Morton Unveils New Mustang of the Year Contest


Edwin Zarco, Reporter

Morton East students can participate in a new pageant-style competition, Mustang of the Year, but many aren’t aware of this new opportunity.

Students running towards the end of the year to enjoy their summer must also remember to take the time to enjoy the tail end of their year, and for many, the end of their time in Morton East. There are special events that Morton students can participate in to celebrate the end of the school year such as a trip to six flags or yearly lock-in. These events have been upended as of late due to the global COVID-19 pandemic and many of the end-of-year activities had to be postponed or adapted to fit what had been happening around the world. One of the events that returned with a change this year is the Mr. Morty competition.

The Mr. Morty competition is a pageant-style competition that has been rebranded this 2021-2022 school year as Mustang of the Year. According to information released for Mustang of the Year, the competition consists of “showcasing a student’s school spirit, style, and wits” with the grand prize being “getting all your senior activities paid for.” Like in usual pageant competitions, Mustang of the Year will see students wearing and showing off their Morton clothing and merchandise, present a talent, answer questions, and dance in order to determine who is worthy to be called this school years Mustang of the Year. The rebranding from Mr. Morty occurred to keep up with the times and break down barriers that prevented all from participating and having fun regardless of gender. In a random survey of 102 Morton East students, 46 students reported that they were aware of the competition.

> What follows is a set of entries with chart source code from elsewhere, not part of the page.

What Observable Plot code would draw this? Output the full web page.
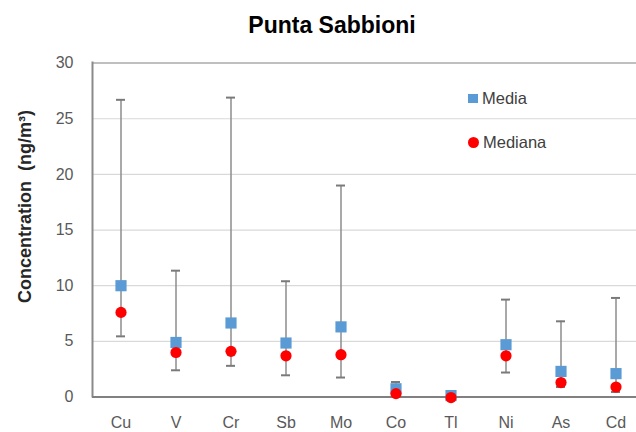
<!DOCTYPE html>
<html>
<head>
<meta charset="utf-8">
<script src="https://cdn.jsdelivr.net/npm/d3@7"></script>
<script src="https://cdn.jsdelivr.net/npm/@observablehq/plot@0.6"></script>
<style>
  html, body { margin: 0; padding: 0; background: #fff; }
  #wrap { position: relative; width: 636px; height: 432px; overflow: hidden; font-family: "Liberation Sans", Arial, sans-serif; }
  #title { height: 45px; line-height: 50px; text-align: center; font-weight: bold; font-size: 23px; color: #000; padding-left: 28px; box-sizing: border-box; }
  .leg { position: absolute; font-size: 16.5px; color: #404040; display: flex; align-items: center; height: 20px; }
  .sw { display: inline-block; margin-right: 4px; }
</style>
</head>
<body>
<div id="wrap">
  <div id="title">Punta Sabbioni</div>
  <div id="chart"></div>
  <div class="leg" style="left:468px; top:88px;"><span class="sw" style="width:10px;height:9px;background:#5b9bd5;"></span>Media</div>
  <div class="leg" style="left:468px; top:132px;"><span class="sw" style="width:11px;height:11px;border-radius:50%;background:#ff0000;"></span>Mediana</div>
</div>
<script>
// Elements sampled at Punta Sabbioni
const elements = ["Cu", "V", "Cr", "Sb", "Mo", "Co", "Tl", "Ni", "As", "Cd"];
// Mean concentration (ng/m³)
const media = [10.0, 4.9, 6.65, 4.85, 6.3, 0.74, 0.13, 4.7, 2.3, 2.1];
// Median concentration (ng/m³)
const mediana = [7.6, 4.0, 4.1, 3.7, 3.8, 0.3, -0.05, 3.7, 1.3, 0.9];
// Minimum and maximum (whiskers)
const minimo = [5.45, 2.4, 2.8, 1.95, 1.75, 0.1, 0.0, 2.2, 0.9, 0.45];
const massimo = [26.7, 11.35, 26.9, 10.4, 19.0, 1.35, 0.2, 8.75, 6.8, 8.9];
const yTicks = [0, 5, 10, 15, 20, 25, 30];

const rows = elements.map((el, i) => ({
  el, media: media[i], mediana: mediana[i], lo: minimo[i], hi: massimo[i]
}));

const chart = Plot.plot({
  width: 636,
  height: 387,
  marginTop: 17,
  marginBottom: 36,
  marginLeft: 92,
  marginRight: 0,
  style: { fontFamily: "Liberation Sans, Arial, sans-serif", fontSize: "16px", color: "#595959", background: "#fff" },
  x: { type: "band", domain: elements, range: [92.5, 642.5], padding: 0, label: null },
  y: { domain: [0, 30], range: [351.5, 17.6], label: null },
  marks: [
    Plot.gridY([5, 10, 15, 20, 25], { stroke: "#d9d9d9", strokeOpacity: 1, strokeWidth: 1.2 }),
    Plot.ruleY([30], { stroke: "#bfbfbf", strokeWidth: 2 }),
    Plot.frame({ anchor: "left", stroke: "#8a8a8a", strokeWidth: 2 }),
    Plot.ruleY([0], { stroke: "#808080", strokeWidth: 2 }),
    Plot.axisY(yTicks, { tickSize: 0, tickPadding: 19, fontSize: 16, label: null }),
    Plot.axisX({ tickSize: 0, tickPadding: 20, fontSize: 16, label: null }),
    Plot.ruleX(rows, { x: "el", y1: "lo", y2: "hi", stroke: "#8c8c8c", strokeWidth: 1.5 }),
    Plot.tickY(rows, { x: "el", y: "hi", stroke: "#7a7a7a", strokeWidth: 2, insetLeft: 23, insetRight: 23 }),
    Plot.tickY(rows, { x: "el", y: "lo", stroke: "#7a7a7a", strokeWidth: 2, insetLeft: 23, insetRight: 23 }),
    Plot.dot(rows, { x: "el", y: "media", symbol: "square", r: 6.3, fill: "#5b9bd5", stroke: "none" }),
    Plot.dot(rows, { x: "el", y: "mediana", symbol: "circle", r: 5.6, fill: "#ff0000", stroke: "none" }),
    Plot.text(["Concentration\u00a0 (ng/m³)"], {
      frameAnchor: "left", textAnchor: "middle", rotate: -90, dx: -67.5, dy: -23,
      fontWeight: "bold", fontSize: 18, fill: "#262626"
    })
  ]
});
document.getElementById("chart").appendChild(chart);
</script>
</body>
</html>
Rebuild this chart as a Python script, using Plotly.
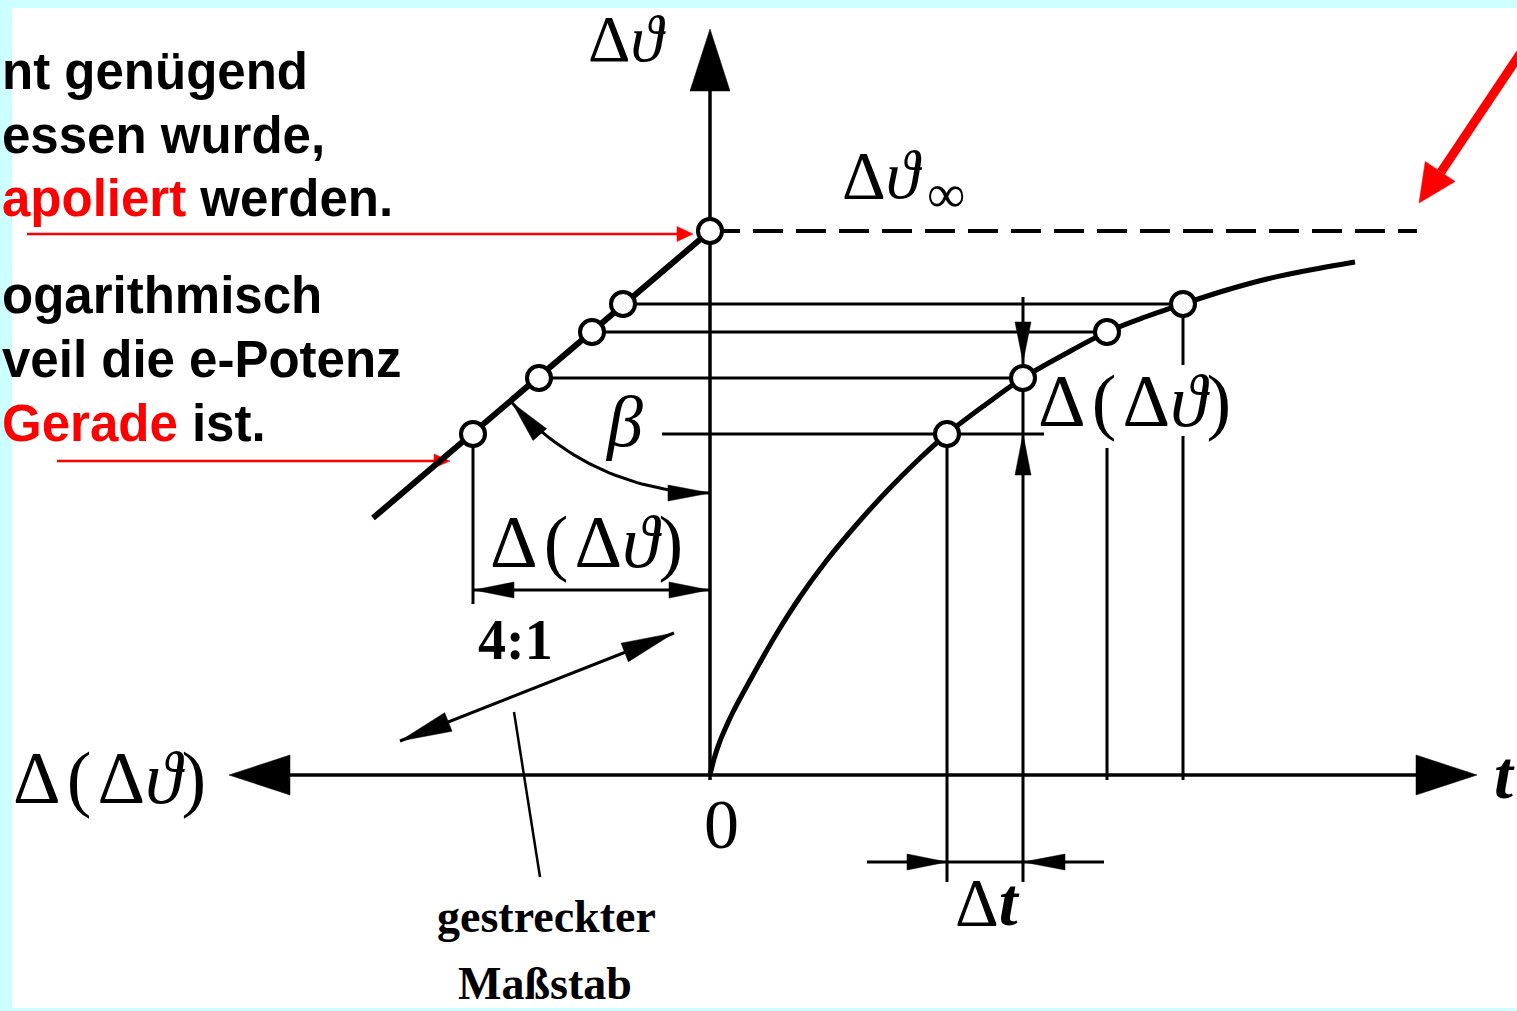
import numpy as np
import plotly.graph_objects as go

# ---------------- data (pixel-like diagram units) -------------
# points on the logarithmic straight line (left quadrant)
log_x = [473, 539, 592, 623, 710]
log_y = [434, 378, 332, 304, 231]
logline_x = [373, 710]
logline_y = [518, 231]

# measured heating curve (right quadrant)
curve_x = [710, 711, 714, 720, 726, 733, 753, 777, 800, 827, 857, 887, 917, 947, 985, 1023,
           1065, 1107, 1145, 1183, 1225, 1267, 1310, 1355]
curve_y = [775, 771, 759, 741, 727, 712, 675, 633, 597, 560, 524, 491, 461, 434, 405, 378,
           354, 332, 317, 304, 290.5, 279, 270, 262]
meas_x = [947, 1023, 1107, 1183]
meas_y = [434, 378, 332, 304]

# asymptote level and origin
asym_y = 231
orig_x, orig_y = 710, 775

# horizontal guide lines: (y, x_start, x_end)
guide_h = [(304, 623, 1183), (332, 592, 1107), (378, 539, 1023), (434, 662, 1044)]
# vertical guide lines: (x, y_start, y_end)
guide_v = [(473, 434, 604), (947, 434, 882), (1023, 297, 882), (1107, 448, 780),
           (1183, 304, 365), (1183, 436, 780)]

W, H = 1517, 1011
BLACK = "#000000"
RED = "#ff0000"

fig = go.Figure()
shapes = []


def seg(x0, y0, x1, y1, w=3, color=BLACK, dash=None):
    d = dict(type="line", xref="x", yref="y", x0=x0, y0=y0, x1=x1, y1=y1,
             line=dict(color=color, width=w), layer="below")
    if dash:
        d["line"]["dash"] = dash
    shapes.append(d)


def head(tx, ty, dx, dy, length, hw, color=BLACK):
    n = np.hypot(dx, dy)
    ux, uy = dx / n, dy / n
    bx, by = tx - ux * length, ty - uy * length
    px, py = -uy, ux
    p1 = (bx + px * hw, by + py * hw)
    p2 = (bx - px * hw, by - py * hw)
    path = f"M {tx},{ty} L {p1[0]},{p1[1]} L {p2[0]},{p2[1]} Z"
    shapes.append(dict(type="path", xref="x", yref="y", path=path,
                       fillcolor=color, line=dict(color=color, width=0.5), layer="below"))


# background: white sheet with light cyan border strips
shapes.append(dict(type="rect", xref="x", yref="y", x0=12, y0=8, x1=W + 5, y1=H - 3,
                   fillcolor="white", line=dict(width=0), layer="below"))

# axes
seg(orig_x, 88, orig_x, 780, w=3.5)
seg(288, orig_y, 1418, orig_y, w=3.5)
head(orig_x, 29, 0, -1, 62, 20)
head(229, orig_y, -1, 0, 61, 20)
head(1477, orig_y, 1, 0, 61, 20)

# asymptote dashed
seg(orig_x, asym_y, 1417, asym_y, w=4, dash="30px,13px")

# guides
for y, xa, xb in guide_h:
    seg(xa, y, xb, y, w=3)
for x, ya, yb in guide_v:
    seg(x, ya, x, yb, w=3)

# dimension: Δ(Δϑ) horizontal (left)
seg(474, 590, 709, 590, w=3)
head(474, 590, -1, 0, 40, 8)
head(709, 590, 1, 0, 40, 8)
# dimension: Δ(Δϑ) vertical (right)
head(1023, 362, 0, 1, 40, 8)
head(1023, 434, 0, -1, 41, 8)
# dimension: Δt
seg(867, 862, 1104, 862, w=3)
head(947, 862, 1, 0, 40, 8)
head(1023, 862, -1, 0, 42, 8)

# 4:1 double arrow and leader
seg(400, 741, 674, 633, w=3)
head(400, 741, -274, 108, 52, 10)
head(674, 633, 274, -108, 53, 10)
seg(514, 712, 540, 877, w=2.5)

# beta arc (centre at the intercept, radius to the line)
cx, cy, r = 710, 231, 262
th = np.radians(np.linspace(90, 139, 40))
fig.add_trace(go.Scatter(x=cx + r * np.cos(th), y=cy + r * np.sin(th), mode="lines",
                         line=dict(color=BLACK, width=3), hoverinfo="skip"))
t_end = np.radians(139)
head(cx + r * np.cos(t_end), cy + r * np.sin(t_end), -np.sin(t_end), np.cos(t_end), 42, 9)
head(cx, cy + r, 1, 0, 42, 8)

# red pointer arrows
seg(27, 234, 680, 234, w=2.5, color=RED)
head(693, 234, 1, 0, 16, 7.5, color=RED)
seg(57, 461, 437, 461, w=2.5, color=RED)
head(450, 461, 1, 0, 16, 7, color=RED)
seg(1560, -6, 1441, 172, w=9, color=RED)
head(1419, 203, -98, 146, 38, 18, color=RED)

# straight (logarithmic) line and measured curve
fig.add_trace(go.Scatter(x=logline_x, y=logline_y, mode="lines",
                         line=dict(color=BLACK, width=6), hoverinfo="skip"))
fig.add_trace(go.Scatter(x=curve_x, y=curve_y, mode="lines",
                         line=dict(color=BLACK, width=5, shape="spline", smoothing=1.0),
                         hoverinfo="skip"))
# points
fig.add_trace(go.Scatter(x=log_x + meas_x, y=log_y + meas_y, mode="markers",
                         marker=dict(symbol="circle", size=24, color="white",
                                     line=dict(color=BLACK, width=4)), hoverinfo="skip"))

# ---------------- texts ----------------
ann = []


def txt(x, y, s, size, fam="Liberation Serif", xa="center", ya="middle", color=BLACK, weight=None):
    f = dict(family=fam, size=size, color=color)
    if weight:
        f["weight"] = weight
    ann.append(dict(x=x, y=y, xref="x", yref="y", text=s, showarrow=False,
                    xanchor=xa, yanchor=ya, font=f))


sans = "Liberation Sans"
red = lambda s: f"<span style='color:{RED}'>{s}</span>"
left_lines = [(71, "nt genügend"), (135, "essen wurde,"),
              (198, red("apoliert") + " werden."), (295, "ogarithmisch"),
              (359, "veil die e-Potenz"), (423, red("Gerade") + " ist.")]
for yy, s in left_lines:
    txt(0, yy, s, 51, sans, xa="left", weight=700)

hs = "\u200a"
txt(627, 38, "Δ<i>ϑ</i>", 66)
txt(882, 175, "Δ<i>ϑ</i>", 68)
txt(946, 194, "∞", 54)
txt(624, 422, "<i>β</i>", 72)
txt(586, 542, f"Δ{hs}({hs}Δ<i>ϑ</i>)", 74)
txt(1134, 401, f"Δ{hs}({hs}Δ<i>ϑ</i>)", 74)
txt(109, 778, f"Δ{hs}({hs}Δ<i>ϑ</i>)", 74)
txt(721, 824, "0", 70)
txt(987, 902, "Δ<i><b>t</b></i>", 68)
txt(1517, 775, "<i><b>t</b></i>", 68, xa="right")
txt(515, 640, "4:1", 56, weight=700)
txt(546, 916, "gestreckter", 46, weight=700)
txt(545, 983, "Maßstab", 46, weight=700)

fig.update_layout(
    width=W, height=H, margin=dict(l=0, r=0, t=0, b=0),
    paper_bgcolor="#ccffff", plot_bgcolor="#ccffff",
    xaxis=dict(range=[0, W], visible=False, fixedrange=True),
    yaxis=dict(range=[H, 0], visible=False, fixedrange=True),
    showlegend=False, shapes=shapes, annotations=ann,
)
fig.write_html("out.html", config={"displayModeBar": False},
               post_script="document.body.style.margin='0';document.body.style.overflow='hidden';")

“It’s whatever for me,” expresses sophomore student Leo, “I didn’t even know about Mustang of the Year until I walked past a sign for it. I didn’t even know what it’s about to be honest.”

There are people who see the competition more favorably.

“I’m happy to see the Mr. Morton contest evolve with the times. Something so gender-centric needed to change. Besides, the concept of senior boys parading themselves like meat in front of the crowds like a high school beauty pageant probably did send the wrong message,” English teacher Kent Frankfother said.

Some, on the other hand, aren’t exactly fans of the whole idea.

“I don’t care about the contest,” senior Angel Rosales proclaims, “It just looks like the usual type of popularity contest that has students that don’t really represent the actual student body. It’s not bad, just not anything I really care for.”